Day is the first artist the Glass House has invited to reinterpret Da Monsta (1995), the last building completed by Johnson on the Glass House campus. Responding to Johnson’s statement that “the building is alive,” Day boldly casts a series of massive red nets across its geometric volumes, capturing and staking Da Monsta to the ground. The interaction between artwork and building continues inside with six sculptures that tease out the noir qualities of Johnson’s late work. Auerbach’s Gnomon/Wave is part of an ongoing “sculpture-in-residence” program called Night (1947–2015), the brainchild of guest curator Jordan Stein as an homage to Alberto Giacometti’s Night, which Johnson displayed on the Ludwig Mies van der Rohe glass coffee table he placed in the house.

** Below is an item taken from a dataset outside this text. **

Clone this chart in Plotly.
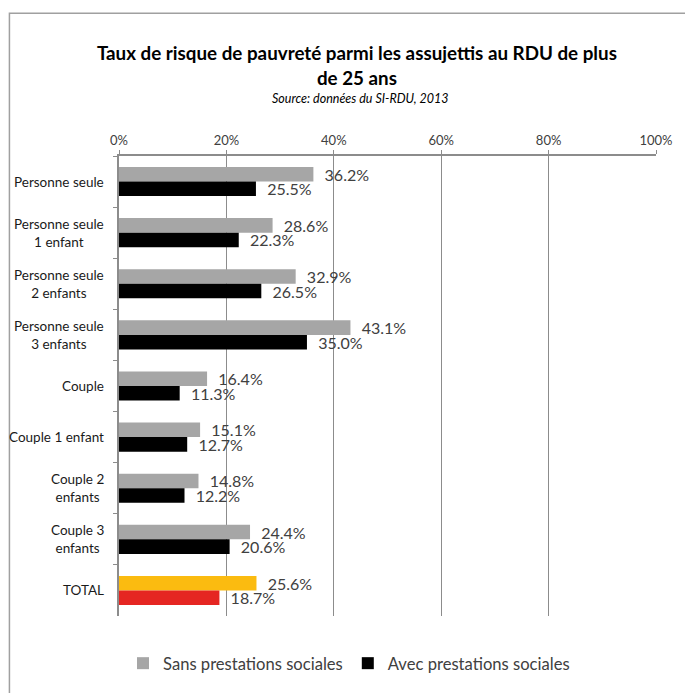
import plotly.graph_objects as go

categories = [
    "Personne seule",
    "Personne seule<br>1 enfant",
    "Personne seule<br>2 enfants",
    "Personne seule<br>3 enfants",
    "Couple",
    "Couple 1 enfant",
    "Couple 2<br>enfants",
    "Couple 3<br>enfants",
    "TOTAL",
]
sans_prestations = [36.2, 28.6, 32.9, 43.1, 16.4, 15.1, 14.8, 24.4, 25.6]
avec_prestations = [25.5, 22.3, 26.5, 35.0, 11.3, 12.7, 12.2, 20.6, 18.7]
x_ticks = [0, 20, 40, 60, 80, 100]
x_tick_labels = ["0%", "20%", "40%", "60%", "80%", "100%"]

title_text = "Taux de risque de pauvreté parmi les assujettis au RDU de plus<br>de 25 ans"
source_text = "Source: données du SI-RDU, 2013"

FONT = "Lato, 'Open Sans', sans-serif"
TEXT_COLOR = "#404040"
AXIS_COLOR = "#8c8c8c"

GREY, BLACK = "#a6a6a6", "#000000"
YELLOW, RED = "#fbbb10", "#e52622"

# The TOTAL row is highlighted with its own colours
sans_colors = [GREY] * (len(categories) - 1) + [YELLOW]
avec_colors = [BLACK] * (len(categories) - 1) + [RED]

# Value labels sit a little away from the bar ends
LABEL_PAD = "\u00a0\u00a0"

fig = go.Figure()
fig.add_trace(go.Bar(
    y=categories, x=sans_prestations, orientation="h",
    name="Sans prestations sociales",
    marker=dict(color=sans_colors, line=dict(width=0)),
    text=[f"{LABEL_PAD}{v:.1f}%" for v in sans_prestations],
    textposition="outside", constraintext="none", cliponaxis=False,
    textfont=dict(family=FONT, size=16, color=TEXT_COLOR),
))
fig.add_trace(go.Bar(
    y=categories, x=avec_prestations, orientation="h",
    name="Avec prestations sociales",
    marker=dict(color=avec_colors, line=dict(width=0)),
    text=[f"{LABEL_PAD}{v:.1f}%" for v in avec_prestations],
    textposition="outside", constraintext="none", cliponaxis=False,
    textfont=dict(family=FONT, size=16, color=TEXT_COLOR),
))

# Category labels, centred line by line and right-aligned against the axis
annotations = [
    dict(x=0, xref="paper", y=c, yref="y", text=c, showarrow=False,
         xanchor="right", align="center", xshift=-13,
         font=dict(family=FONT, size=13.5, color="#1a1a1a"))
    for c in categories
]
annotations.append(dict(
    x=(364 - 119) / 544, xref="paper", y=(620 - 98) / 464, yref="paper",
    yanchor="middle", text=f"<i>{source_text}</i>",
    showarrow=False, font=dict(family=FONT, size=12.5, color="#000000"),
))

fig.update_layout(
    width=685, height=693,
    margin=dict(l=119, r=22, t=156, b=73),
    paper_bgcolor="white", plot_bgcolor="white",
    barmode="group", bargap=0.43, bargroupgap=0,
    font=dict(family=FONT, color=TEXT_COLOR),
    title=dict(
        text=f"<b>{title_text}</b>", xref="paper", x=(360 - 119) / 544,
        xanchor="center", y=0.913, yanchor="middle",
        font=dict(family=FONT, size=18.8, color="#000000"),
    ),
    xaxis=dict(
        side="top", range=[0, 100], tickvals=x_ticks, ticktext=x_tick_labels,
        showgrid=True, gridcolor=AXIS_COLOR, gridwidth=1,
        showline=True, linecolor=AXIS_COLOR, linewidth=1.5,
        ticks="outside", ticklen=4, tickcolor=AXIS_COLOR,
        tickfont=dict(family=FONT, size=13, color=TEXT_COLOR),
        zeroline=False, fixedrange=True,
    ),
    yaxis=dict(
        autorange="reversed", showticklabels=False,
        showline=True, linecolor=AXIS_COLOR, linewidth=1.5,
        ticks="outside", ticklen=4, tickcolor=AXIS_COLOR, tickson="boundaries",
        showgrid=False, fixedrange=True,
    ),
    legend=dict(
        orientation="h", x=(352 - 119) / 544, xanchor="center",
        y=-0.103, yanchor="middle",
        font=dict(family=FONT, size=16.6, color=TEXT_COLOR),
        itemwidth=30, tracegroupgap=0,
    ),
    annotations=annotations,
    shapes=[dict(
        type="rect", xref="paper", yref="paper",
        x0=(8 - 119) / 544, x1=2, y0=-1, y1=(620 - 12) / 464,
        line=dict(color="#a0a0a0", width=1.5), layer="below",
    )],
)

fig.write_html("out.html")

Auerbach’s sculpture, which evokes a solid wave of light composed of tiny particles and resembles a gnomon, the shadow-casting part of a sundial, will throw a shadow that moves along and through the glass table as the day progresses.

To continue the sort of intellectual and artistic exchange that Johnson and David Grainger Whitney encouraged, the Glass House will also host its Conversations in Context series again this year. Speakers for these evening events include Murray Moss, architect Peter Eisenman, photographer James Welling, collector Peter Brant, and architect Annabelle Selldorf, among others.